The Null Device
Posts matching tags 'replicators'
If you use a WiFi-enabled device in any public location frequently, sooner or later you'll find an open network labelled "Free Public WiFi". These appear in the most unlikely places, from secured corporate offices to the giant Faraday cage that is the London Underground, but wherever it is, if you attempt to connect to it, you will face only frustration.

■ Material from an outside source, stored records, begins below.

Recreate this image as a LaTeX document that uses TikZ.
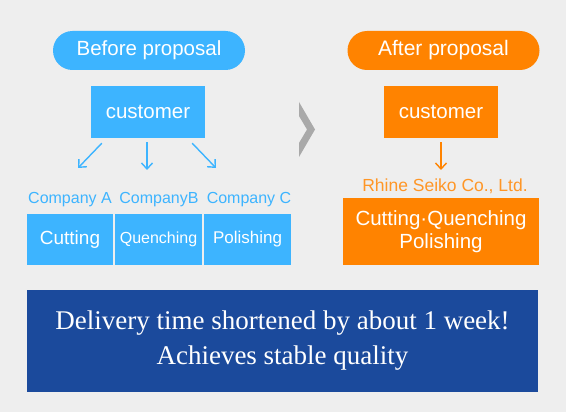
\documentclass[tikz,border=0pt]{standalone}
\usepackage{fontspec}
\setmainfont{Liberation Serif}
\setsansfont{Liberation Sans}
\usetikzlibrary{arrows.meta}
\definecolor{skyblue}{HTML}{3DB4FF}
\definecolor{lightorange}{HTML}{FF8300}
\definecolor{deepblue}{HTML}{1B4A9C}
\definecolor{backgray}{HTML}{EEEEEE}
\definecolor{chevgray}{HTML}{A9A9A9}
\tikzset{
  pill/.style={rectangle, rounded corners=19.5pt, minimum width=192pt, minimum height=39pt, inner sep=0pt, text=white, font=\sffamily\fontsize{20.5}{24}\selectfont},
  cbox/.style={rectangle, minimum width=114pt, minimum height=52pt, inner sep=0pt, text=white, font=\sffamily\fontsize{20.5}{24}\selectfont},
  workbox/.style={rectangle, fill=skyblue, minimum width=86.5pt, minimum height=51pt, inner sep=0pt, text=white},
  complabel/.style={text=skyblue, inner sep=0pt, font=\sffamily\fontsize{16}{19}\selectfont},
  arr/.style={-{Straight Barb[length=6pt,width=11pt]}, line width=1.4pt},
}
\begin{document}
\begin{tikzpicture}[x=1pt, y=-1pt]
\fill[backgray] (0,0) rectangle (566,412);
\useasboundingbox (0,0) rectangle (566,412);

% before
\node[pill, fill=skyblue] (PillB) at (149,50.5) {Before proposal};
\node[cbox, fill=skyblue] (CustB) at (148,112) {customer};
\coordinate (aL) at (78,168);
\coordinate (aM) at (147,170);
\coordinate (aR) at (216,168);
\draw[arr, skyblue] ([xshift=11pt,yshift=-5pt]CustB.south west) -- (aL);
\draw[arr, skyblue] ([xshift=-1pt,yshift=-4pt]CustB.south) -- (aM);
\draw[arr, skyblue] ([xshift=-13pt,yshift=-5pt]CustB.south east) -- (aR);

\node[complabel] (CoA) at (70,200) {Company A};
\node[complabel] (CoB) at (159,200) {CompanyB};
\node[complabel] (CoC) at (249,200) {Company C};
\node[workbox, font=\sffamily\fontsize{19}{22}\selectfont] (Cut) at (70,239.5) {Cutting};
\node[workbox, font=\sffamily\fontsize{16}{19}\selectfont] (Que) at (158.5,239.5) {Quenching};
\node[workbox, font=\sffamily\fontsize{17}{20}\selectfont] (Pol) at (247.5,239.5) {Polishing};

% chevron
\fill[chevgray] (299,102) -- (315,129.5) -- (299,157) -- (299,143) -- (307,129.5) -- (299,116) -- cycle;

% after
\node[pill, fill=lightorange, font=\sffamily\fontsize{21}{24}\selectfont] (PillA) at (443.5,50.5) {After proposal};
\node[cbox, fill=lightorange] (CustA) at (441,112) {customer};
\coordinate (aO) at (441,170);
\draw[arr, lightorange] ([yshift=-4pt]CustA.south) -- (aO);
\node[text=lightorange!85!white, inner sep=0pt, font=\sffamily\fontsize{17.5}{20}\selectfont] (Rhine) at (445,186) {Rhine Seiko Co., Ltd.};
\node[rectangle, fill=lightorange, minimum width=196pt, minimum height=67pt, inner sep=0pt, text=white, align=center, font=\sffamily\fontsize{20.5}{23}\selectfont] (All) at (441,231.5) {Cutting·Quenching\\Polishing};

% result
\node[rectangle, fill=deepblue, minimum width=511pt, minimum height=102pt, inner sep=0pt, text=white, align=center, font=\rmfamily\fontsize{27}{35}\selectfont] (Result) at (282.5,340.5) {Delivery time shortened by about 1 week!\\Achieves stable quality};
\end{tikzpicture}
\end{document}
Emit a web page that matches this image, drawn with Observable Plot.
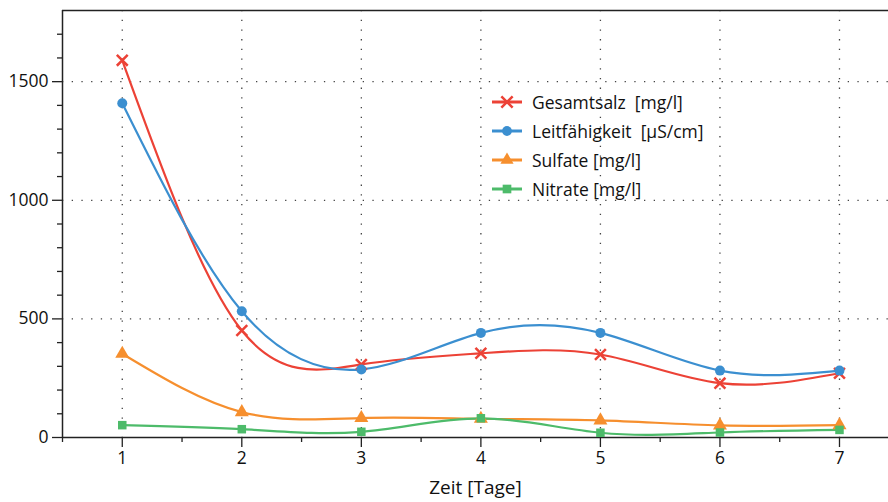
<!DOCTYPE html>
<html>
<head>
<meta charset="utf-8">
<script src="https://cdn.jsdelivr.net/npm/d3@7"></script>
<script src="https://cdn.jsdelivr.net/npm/@observablehq/plot@0.6"></script>
<style>
  html, body { margin: 0; padding: 0; background: #fff; overflow: hidden; }
  #wrap { position: relative; width: 888px; height: 502px; font-family: "Open Sans", sans-serif; }
  #legend { position: absolute; left: 491px; top: 87px; font-size: 17.5px; color: #111; }
  .row { display: flex; align-items: center; height: 29px; white-space: pre; }
  .row svg { margin-right: 9px; }
</style>
</head>
<body>
<div id="wrap"><div id="legend"></div></div>
<script>
const days = [1, 2, 3, 4, 5, 6, 7];
const seriesNames = ["Gesamtsalz  [mg/l]", "Leitfähigkeit  [µS/cm]", "Sulfate [mg/l]", "Nitrate [mg/l]"];
const gesamtsalz = [1590, 451, 308, 355, 350, 229, 271];
const leitfaehigkeit = [1409, 532, 287, 441, 441, 282, 282];
const sulfate = [353, 107, 82, 79, 72, 51, 52];
const nitrate = [52, 35, 24, 81, 20, 21, 32];
const colors = ["#ec4236", "#3b8fd0", "#f68f2e", "#4dbb6a"];
const symbols = ["times", "circle", "triangle", "square"];
const yMajor = [0, 500, 1000, 1500];
const yMinor = [100, 200, 300, 400, 600, 700, 800, 900, 1100, 1200, 1300, 1400, 1600, 1700];
const xMinor = [0.5, 1.5, 2.5, 3.5, 4.5, 5.5, 6.5];
const xLabel = "Zeit [Tage]";

const allValues = [gesamtsalz, leitfaehigkeit, sulfate, nitrate];
const series = seriesNames.map((name, k) => ({
  name, color: colors[k], symbol: symbols[k],
  data: days.map((d, i) => ({day: d, value: allValues[k][i]}))
}));

const fmt = d => String(d);
const grid = {stroke: "#444", strokeOpacity: 1, strokeWidth: 1.3, strokeDasharray: "1.3,8.4"};
const marks = [
  Plot.gridX(days, {...grid}),
  Plot.gridY([500, 1000, 1500], {...grid}),
  Plot.ruleY([1800], {stroke: "#222", strokeWidth: 1.5}),
  Plot.ruleY([0], {stroke: "#222", strokeWidth: 1.5}),
  Plot.ruleX([0.5], {stroke: "#222", strokeWidth: 1.5}),
  Plot.axisY(yMajor, {tickSize: 10, tickPadding: 4, fontSize: 17.5, tickFormat: fmt, stroke: "#222", strokeWidth: 1.3, label: null}),
  Plot.axisY(yMinor, {tickSize: 5, text: null, stroke: "#222", strokeWidth: 1.3, label: null}),
  Plot.axisX(days, {tickSize: 10, tickPadding: 4, fontSize: 17.5, tickFormat: fmt, stroke: "#222", strokeWidth: 1.3, label: null}),
  Plot.axisX(xMinor, {tickSize: 5, text: null, stroke: "#222", strokeWidth: 1.3, label: null}),
  Plot.text([xLabel], {frameAnchor: "bottom", dy: 56, fontSize: 19, fill: "#111"})
];
for (const s of series) {
  marks.push(Plot.line(s.data, {x: "day", y: "value", curve: "natural", stroke: s.color, strokeWidth: 2.2}));
}
for (const s of series) {
  if (s.symbol === "times") {
    marks.push(Plot.dot(s.data, {x: "day", y: "value", symbol: "times", r: 5, stroke: s.color, strokeWidth: 2.5}));
  } else {
    const r = s.symbol === "circle" ? 5 : s.symbol === "triangle" ? 5.2 : 4.8;
    marks.push(Plot.dot(s.data, {x: "day", y: "value", symbol: s.symbol, r, fill: s.color, stroke: "none"}));
  }
}

const chart = Plot.plot({
  width: 888, height: 502,
  marginLeft: 62, marginRight: 0, marginTop: 10, marginBottom: 65,
  style: {fontFamily: "Open Sans, sans-serif", color: "#111", background: "transparent"},
  x: {domain: [0.5, 7.41], axis: null},
  y: {domain: [0, 1800], axis: null},
  marks
});
document.getElementById("wrap").prepend(chart);

// legend
const legend = document.getElementById("legend");
for (const s of series) {
  const row = document.createElement("div");
  row.className = "row";
  const svg = d3.create("svg").attr("width", 32).attr("height", 16);
  svg.append("line").attr("x1", 1).attr("x2", 31).attr("y1", 8).attr("y2", 8)
    .attr("stroke", s.color).attr("stroke-width", 3);
  const symMap = {times: d3.symbolTimes, circle: d3.symbolCircle, triangle: d3.symbolTriangle, square: d3.symbolSquare};
  const path = svg.append("path").attr("transform", "translate(16,8)")
    .attr("d", d3.symbol(symMap[s.symbol], s.symbol === "times" ? 85 : 75)());
  if (s.symbol === "times") path.attr("fill", "none").attr("stroke", s.color).attr("stroke-width", 2.5);
  else path.attr("fill", s.color);
  row.appendChild(svg.node());
  const t = document.createElement("span");
  t.textContent = s.name;
  row.appendChild(t);
  legend.appendChild(row);
}
</script>
</body>
</html>
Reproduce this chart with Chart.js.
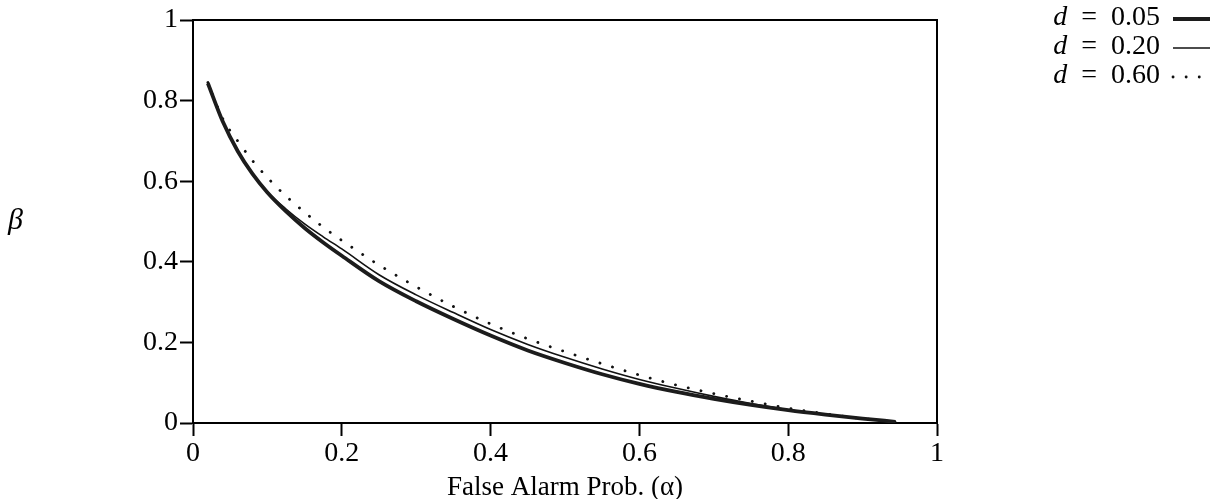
<!DOCTYPE html>
<html>
<head>
<meta charset="utf-8">
<script src="https://cdn.jsdelivr.net/npm/chart.js@4.4.1/dist/chart.umd.min.js"></script>
<style>
  html, body { margin: 0; padding: 0; background: #fff; }
  #wrap { width: 1219px; height: 499px; }
</style>
</head>
<body>
<div id="wrap"><canvas id="roc-chart" width="1219" height="499"></canvas></div>
<script>
// false alarm probability (alpha) sample points
const alpha = [0.02, 0.04, 0.06, 0.08, 0.10, 0.125, 0.15, 0.175, 0.2, 0.25, 0.3, 0.35,
               0.4, 0.45, 0.5, 0.55, 0.6, 0.65, 0.7, 0.75, 0.8, 0.85, 0.9, 0.944];

// miss probability (beta) for each d
const beta005 = [0.843, 0.748, 0.675, 0.618, 0.572, 0.525, 0.484, 0.448, 0.415, 0.352, 0.302, 0.258,
                 0.217, 0.180, 0.149, 0.121, 0.097, 0.077, 0.060, 0.045, 0.032, 0.021, 0.011, 0.003];
const beta020 = [0.845, 0.750, 0.677, 0.620, 0.574, 0.531, 0.494, 0.462, 0.432, 0.368, 0.318, 0.274,
                 0.232, 0.195, 0.163, 0.134, 0.108, 0.086, 0.066, 0.048, 0.033, 0.021, 0.011, 0.003];
const beta060 = [0.845, 0.755, 0.700, 0.651, 0.609, 0.563, 0.523, 0.486, 0.453, 0.392, 0.338, 0.289,
                 0.246, 0.209, 0.177, 0.147, 0.119, 0.094, 0.073, 0.054, 0.037, 0.023, 0.011, 0.003];

const dValues = ['0.05', '0.20', '0.60'];
const xTicks = [0, 0.2, 0.4, 0.6, 0.8, 1];
const yTicks = [0, 0.2, 0.4, 0.6, 0.8, 1];

const toPoints = (ys) => ys.map((y, i) => ({ x: alpha[i], y: y }));
const fmt = (v) => (v === 0 || v === 1) ? String(v) : v.toFixed(1);

const serif = '"Liberation Serif", "Times New Roman", serif';

// top / right edges of the box, plus beta label and the legend on the right
const extras = {
    id: 'extras',
    afterDraw(chart) {
        const { ctx, chartArea } = chart;
        ctx.save();
        ctx.strokeStyle = '#000';
        ctx.lineWidth = 2;
        ctx.beginPath();
        ctx.moveTo(chartArea.left, chartArea.top);
        ctx.lineTo(chartArea.right, chartArea.top);
        ctx.lineTo(chartArea.right, chartArea.bottom);
        ctx.stroke();

        ctx.fillStyle = '#000';
        ctx.textBaseline = 'middle';
        ctx.textAlign = 'left';
        ctx.font = 'italic 30px ' + serif;
        ctx.fillText('β', 8, 221);

        chart.data.datasets.forEach((ds, i) => {
            const y = 18 + i * 29;
            const rest = '\u2002=\u2002' + dValues[i];
            ctx.textAlign = 'right';
            ctx.font = '28px ' + serif;
            const w = ctx.measureText(rest).width;
            ctx.fillText(rest, 1160, y);
            ctx.font = 'italic 28px ' + serif;
            ctx.fillText('d', 1160 - w, y);

            ctx.strokeStyle = ds.borderColor;
            ctx.lineWidth = ds.borderWidth;
            ctx.setLineDash(ds.borderDash || []);
            ctx.lineCap = ds.borderCapStyle || 'butt';
            ctx.beginPath();
            ctx.moveTo(1173, y + 1);
            ctx.lineTo(1210, y + 1);
            ctx.stroke();
        });
        ctx.restore();
    }
};

const ctx = document.getElementById('roc-chart').getContext('2d');

new Chart(ctx, {
    type: 'line',
    data: {
        datasets: [
            {
                label: 'd = 0.05',
                data: toPoints(beta005),
                borderColor: '#1c1c1c',
                borderWidth: 3.8,
                pointRadius: 0,
                cubicInterpolationMode: 'monotone'
            },
            {
                label: 'd = 0.20',
                data: toPoints(beta020),
                borderColor: '#111',
                borderWidth: 1.6,
                pointRadius: 0,
                cubicInterpolationMode: 'monotone'
            },
            {
                label: 'd = 0.60',
                data: toPoints(beta060),
                borderColor: '#111',
                borderWidth: 2.8,
                borderDash: [0.1, 13],
                borderCapStyle: 'round',
                pointRadius: 0,
                cubicInterpolationMode: 'monotone'
            }
        ]
    },
    options: {
        responsive: false,
        animation: false,
        devicePixelRatio: 1,
        layout: { padding: { left: 0, top: 20, right: 282, bottom: 0 } },
        plugins: {
            legend: { display: false },
            tooltip: { enabled: false }
        },
        scales: {
            x: {
                type: 'linear',
                min: 0,
                max: 1,
                afterBuildTicks: (scale) => { scale.ticks = xTicks.map(v => ({ value: v })); },
                afterFit: (scale) => { scale.height = 76; },
                border: { display: true, color: '#000', width: 2 },
                grid: { drawOnChartArea: false, drawTicks: true, tickLength: 13, tickWidth: 2, tickColor: '#000' },
                ticks: { color: '#000', padding: 1, maxRotation: 0, callback: fmt, font: { family: serif, size: 28 } },
                title: {
                    display: true,
                    text: 'False Alarm Prob. (α)',
                    color: '#000',
                    padding: 0,
                    font: { family: serif, size: 27, lineHeight: 0.8 }
                }
            },
            y: {
                type: 'linear',
                min: 0,
                max: 1,
                afterBuildTicks: (scale) => { scale.ticks = yTicks.map(v => ({ value: v })); },
                afterFit: (scale) => { scale.width = 193; },
                border: { display: true, color: '#000', width: 2 },
                grid: { drawOnChartArea: false, drawTicks: true, tickLength: 13, tickWidth: 2, tickColor: '#000' },
                ticks: { color: '#000', padding: 2, callback: fmt, font: { family: serif, size: 28 } }
            }
        }
    },
    plugins: [extras]
});
</script>
</body>
</html>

It turns out that "Free Public WiFi" is not a scam or some sort of malware, but the result of a Windows XP bug. Some versions of XP, upon not being able to find any network, will attempt to create their own network, with the same name as the last one they connected to. (Why that made sense to someone, I have no idea.) Which means that, at any time, there'd be a lot of zombie WiFi networks floating around, hosted on Windows XP laptops and named after whatever they connected to last; in other words, a broad sample of network names, which don't do anything, other than inviting passersby to connect to them, like a giant petri dish to test wireless network name attractiveness.
Of course, when someone connects to one of these networks, they don't actually get an internet connection (or anything else, for that matter). If, however, they're running an older version of Windows XP, their machine is now "it", and will next create its own network with the same name as the last network it attempted to connect to. And so, the most attractive names spread like a mostly benign contagion though the wireless spectrum, with the most attractive name being, it seems, "Free Public WiFi". (One might argue that "Free Beer" or something similar would be even more enticing, but for the plausibility gap.) Other common zombie network names you may have seen around are the default names of hardware devices' networks, such as "hpsetup" and "linksys".
When memes compete for mindshare in the ideosphere, one of the things they're selected for is emotional impact. The most sensational story wins, as does the most disgusting urban legend, according to this paper. (via FmH)
(Which all makes sense; by the same token, there are other (so far anecdotal) laws of memetics. For example, it has been observed that urban legends that mention a "brand" of some category mutate to refer to the best-known brand. (For example, the one about some small fried-chicken restaurant chain supporting the Ku Klux Klan mutated into an urban legend about KFC, and it's probable that the "Albert Einstein said we only use 10% of our brains" UL started as a claim about some lesser known very smart person making that statement.) I'd speculate that this is the result of a selection for economy or consistency with one's existing knowledge/memes, or a streamlining process that erodes memes into more agile forms.)